== BRIEF ==
Below is a listing to transcribe in full and exactly; keep the pictures out.

== DATA ==
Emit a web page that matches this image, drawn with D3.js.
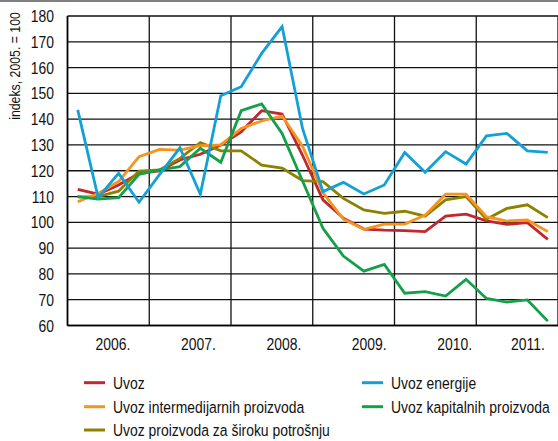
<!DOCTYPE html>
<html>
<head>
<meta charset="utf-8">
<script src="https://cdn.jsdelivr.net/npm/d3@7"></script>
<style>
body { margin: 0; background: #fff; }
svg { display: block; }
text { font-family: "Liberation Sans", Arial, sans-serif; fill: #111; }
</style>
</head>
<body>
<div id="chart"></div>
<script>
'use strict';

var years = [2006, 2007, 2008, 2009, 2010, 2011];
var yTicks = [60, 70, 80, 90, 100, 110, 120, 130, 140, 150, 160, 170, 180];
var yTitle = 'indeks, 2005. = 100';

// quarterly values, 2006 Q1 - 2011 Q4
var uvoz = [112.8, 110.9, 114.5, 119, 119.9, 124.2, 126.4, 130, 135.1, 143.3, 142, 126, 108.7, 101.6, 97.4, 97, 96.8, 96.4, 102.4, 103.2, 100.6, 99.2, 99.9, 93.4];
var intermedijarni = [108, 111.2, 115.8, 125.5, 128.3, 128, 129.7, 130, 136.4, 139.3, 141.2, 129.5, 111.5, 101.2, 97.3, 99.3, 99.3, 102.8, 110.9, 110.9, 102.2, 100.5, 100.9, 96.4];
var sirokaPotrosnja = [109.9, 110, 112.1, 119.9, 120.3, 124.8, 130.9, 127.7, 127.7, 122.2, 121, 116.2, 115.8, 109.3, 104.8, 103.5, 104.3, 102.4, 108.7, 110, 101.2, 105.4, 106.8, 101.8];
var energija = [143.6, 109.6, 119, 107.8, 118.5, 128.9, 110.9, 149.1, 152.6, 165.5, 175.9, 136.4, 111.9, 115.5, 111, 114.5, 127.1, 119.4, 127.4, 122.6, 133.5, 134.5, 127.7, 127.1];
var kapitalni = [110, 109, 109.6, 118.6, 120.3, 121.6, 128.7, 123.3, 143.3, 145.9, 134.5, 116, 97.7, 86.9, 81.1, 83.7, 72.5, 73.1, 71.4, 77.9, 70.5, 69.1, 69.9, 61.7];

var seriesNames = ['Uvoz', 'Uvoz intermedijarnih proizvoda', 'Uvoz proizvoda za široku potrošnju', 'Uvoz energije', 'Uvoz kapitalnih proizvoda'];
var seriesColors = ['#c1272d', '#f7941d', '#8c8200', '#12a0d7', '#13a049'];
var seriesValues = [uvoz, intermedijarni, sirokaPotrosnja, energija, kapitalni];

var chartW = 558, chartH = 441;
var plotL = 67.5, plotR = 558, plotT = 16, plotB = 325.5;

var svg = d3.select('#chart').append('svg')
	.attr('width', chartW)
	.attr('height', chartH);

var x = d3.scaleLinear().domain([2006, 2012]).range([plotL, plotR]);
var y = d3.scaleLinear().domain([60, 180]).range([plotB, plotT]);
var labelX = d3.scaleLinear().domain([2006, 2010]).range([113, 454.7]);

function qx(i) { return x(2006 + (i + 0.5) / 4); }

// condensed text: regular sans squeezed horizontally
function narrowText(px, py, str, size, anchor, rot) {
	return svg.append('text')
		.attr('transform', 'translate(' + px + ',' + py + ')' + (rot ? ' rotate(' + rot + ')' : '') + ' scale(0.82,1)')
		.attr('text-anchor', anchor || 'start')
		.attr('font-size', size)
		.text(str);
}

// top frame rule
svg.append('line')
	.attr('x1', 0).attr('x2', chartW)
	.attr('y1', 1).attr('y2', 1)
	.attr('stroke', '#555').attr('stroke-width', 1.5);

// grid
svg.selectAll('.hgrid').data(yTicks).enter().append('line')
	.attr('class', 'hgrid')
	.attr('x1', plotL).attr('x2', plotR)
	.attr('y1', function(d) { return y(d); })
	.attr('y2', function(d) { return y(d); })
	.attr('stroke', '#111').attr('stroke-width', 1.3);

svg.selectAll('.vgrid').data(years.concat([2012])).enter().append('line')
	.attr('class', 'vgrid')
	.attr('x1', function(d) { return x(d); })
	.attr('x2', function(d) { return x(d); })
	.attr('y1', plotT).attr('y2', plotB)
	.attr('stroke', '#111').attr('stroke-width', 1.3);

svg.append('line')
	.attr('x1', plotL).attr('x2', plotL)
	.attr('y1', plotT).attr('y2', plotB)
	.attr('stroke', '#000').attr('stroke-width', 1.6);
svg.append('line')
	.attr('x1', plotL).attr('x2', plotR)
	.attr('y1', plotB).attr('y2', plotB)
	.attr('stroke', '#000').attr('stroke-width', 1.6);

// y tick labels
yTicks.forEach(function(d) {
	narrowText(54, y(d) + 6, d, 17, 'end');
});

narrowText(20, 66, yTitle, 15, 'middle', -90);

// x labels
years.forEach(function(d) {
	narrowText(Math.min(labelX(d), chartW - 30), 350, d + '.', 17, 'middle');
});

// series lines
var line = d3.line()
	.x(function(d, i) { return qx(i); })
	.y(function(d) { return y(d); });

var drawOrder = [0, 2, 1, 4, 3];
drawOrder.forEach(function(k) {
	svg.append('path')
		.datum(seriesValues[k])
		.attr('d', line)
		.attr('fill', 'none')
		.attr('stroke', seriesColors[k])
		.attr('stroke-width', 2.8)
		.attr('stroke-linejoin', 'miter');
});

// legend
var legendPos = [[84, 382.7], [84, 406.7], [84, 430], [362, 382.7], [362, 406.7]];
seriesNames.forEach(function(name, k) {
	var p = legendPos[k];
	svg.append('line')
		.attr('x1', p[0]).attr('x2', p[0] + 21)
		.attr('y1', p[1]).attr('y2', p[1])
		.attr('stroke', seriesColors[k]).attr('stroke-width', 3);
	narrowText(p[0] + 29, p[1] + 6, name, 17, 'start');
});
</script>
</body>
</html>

== WRITTEN RESPONSE ==
Emit a web page that matches this image, drawn with D3.js.
<!DOCTYPE html>
<html>
<head>
<meta charset="utf-8">
<script src="https://cdn.jsdelivr.net/npm/d3@7"></script>
<style>
body { margin: 0; background: #fff; }
svg { display: block; }
text { font-family: "Liberation Sans", Arial, sans-serif; fill: #111; }
</style>
</head>
<body>
<div id="chart"></div>
<script>
'use strict';

var years = [2006, 2007, 2008, 2009, 2010, 2011];
var yTicks = [60, 70, 80, 90, 100, 110, 120, 130, 140, 150, 160, 170, 180];
var yTitle = 'indeks, 2005. = 100';

// quarterly values, 2006 Q1 - 2011 Q4
var uvoz = [112.8, 110.9, 114.5, 119, 119.9, 124.2, 126.4, 130, 135.1, 143.3, 142, 126, 108.7, 101.6, 97.4, 97, 96.8, 96.4, 102.4, 103.2, 100.6, 99.2, 99.9, 93.4];
var intermedijarni = [108, 111.2, 115.8, 125.5, 128.3, 128, 129.7, 130, 136.4, 139.3, 141.2, 129.5, 111.5, 101.2, 97.3, 99.3, 99.3, 102.8, 110.9, 110.9, 102.2, 100.5, 100.9, 96.4];
var sirokaPotrosnja = [109.9, 110, 112.1, 119.9, 120.3, 124.8, 130.9, 127.7, 127.7, 122.2, 121, 116.2, 115.8, 109.3, 104.8, 103.5, 104.3, 102.4, 108.7, 110, 101.2, 105.4, 106.8, 101.8];
var energija = [143.6, 109.6, 119, 107.8, 118.5, 128.9, 110.9, 149.1, 152.6, 165.5, 175.9, 136.4, 111.9, 115.5, 111, 114.5, 127.1, 119.4, 127.4, 122.6, 133.5, 134.5, 127.7, 127.1];
var kapitalni = [110, 109, 109.6, 118.6, 120.3, 121.6, 128.7, 123.3, 143.3, 145.9, 134.5, 116, 97.7, 86.9, 81.1, 83.7, 72.5, 73.1, 71.4, 77.9, 70.5, 69.1, 69.9, 61.7];

var seriesNames = ['Uvoz', 'Uvoz intermedijarnih proizvoda', 'Uvoz proizvoda za široku potrošnju', 'Uvoz energije', 'Uvoz kapitalnih proizvoda'];
var seriesColors = ['#c1272d', '#f7941d', '#8c8200', '#12a0d7', '#13a049'];
var seriesValues = [uvoz, intermedijarni, sirokaPotrosnja, energija, kapitalni];

var chartW = 558, chartH = 441;
var plotL = 67.5, plotR = 558, plotT = 16, plotB = 325.5;

var svg = d3.select('#chart').append('svg')
	.attr('width', chartW)
	.attr('height', chartH);

var x = d3.scaleLinear().domain([2006, 2012]).range([plotL, plotR]);
var y = d3.scaleLinear().domain([60, 180]).range([plotB, plotT]);
var labelX = d3.scaleLinear().domain([2006, 2010]).range([113, 454.7]);

function qx(i) { return x(2006 + (i + 0.5) / 4); }

// condensed text: regular sans squeezed horizontally
function narrowText(px, py, str, size, anchor, rot) {
	return svg.append('text')
		.attr('transform', 'translate(' + px + ',' + py + ')' + (rot ? ' rotate(' + rot + ')' : '') + ' scale(0.82,1)')
		.attr('text-anchor', anchor || 'start')
		.attr('font-size', size)
		.text(str);
}

// top frame rule
svg.append('line')
	.attr('x1', 0).attr('x2', chartW)
	.attr('y1', 1).attr('y2', 1)
	.attr('stroke', '#555').attr('stroke-width', 1.5);

// grid
svg.selectAll('.hgrid').data(yTicks).enter().append('line')
	.attr('class', 'hgrid')
	.attr('x1', plotL).attr('x2', plotR)
	.attr('y1', function(d) { return y(d); })
	.attr('y2', function(d) { return y(d); })
	.attr('stroke', '#111').attr('stroke-width', 1.3);

svg.selectAll('.vgrid').data(years.concat([2012])).enter().append('line')
	.attr('class', 'vgrid')
	.attr('x1', function(d) { return x(d); })
	.attr('x2', function(d) { return x(d); })
	.attr('y1', plotT).attr('y2', plotB)
	.attr('stroke', '#111').attr('stroke-width', 1.3);

svg.append('line')
	.attr('x1', plotL).attr('x2', plotL)
	.attr('y1', plotT).attr('y2', plotB)
	.attr('stroke', '#000').attr('stroke-width', 1.6);
svg.append('line')
	.attr('x1', plotL).attr('x2', plotR)
	.attr('y1', plotB).attr('y2', plotB)
	.attr('stroke', '#000').attr('stroke-width', 1.6);

// y tick labels
yTicks.forEach(function(d) {
	narrowText(54, y(d) + 6, d, 17, 'end');
});

narrowText(20, 66, yTitle, 15, 'middle', -90);

// x labels
years.forEach(function(d) {
	narrowText(Math.min(labelX(d), chartW - 30), 350, d + '.', 17, 'middle');
});

// series lines
var line = d3.line()
	.x(function(d, i) { return qx(i); })
	.y(function(d) { return y(d); });

var drawOrder = [0, 2, 1, 4, 3];
drawOrder.forEach(function(k) {
	svg.append('path')
		.datum(seriesValues[k])
		.attr('d', line)
		.attr('fill', 'none')
		.attr('stroke', seriesColors[k])
		.attr('stroke-width', 2.8)
		.attr('stroke-linejoin', 'miter');
});

// legend
var legendPos = [[84, 382.7], [84, 406.7], [84, 430], [362, 382.7], [362, 406.7]];
seriesNames.forEach(function(name, k) {
	var p = legendPos[k];
	svg.append('line')
		.attr('x1', p[0]).attr('x2', p[0] + 21)
		.attr('y1', p[1]).attr('y2', p[1])
		.attr('stroke', seriesColors[k]).attr('stroke-width', 3);
	narrowText(p[0] + 29, p[1] + 6, name, 17, 'start');
});
</script>
</body>
</html>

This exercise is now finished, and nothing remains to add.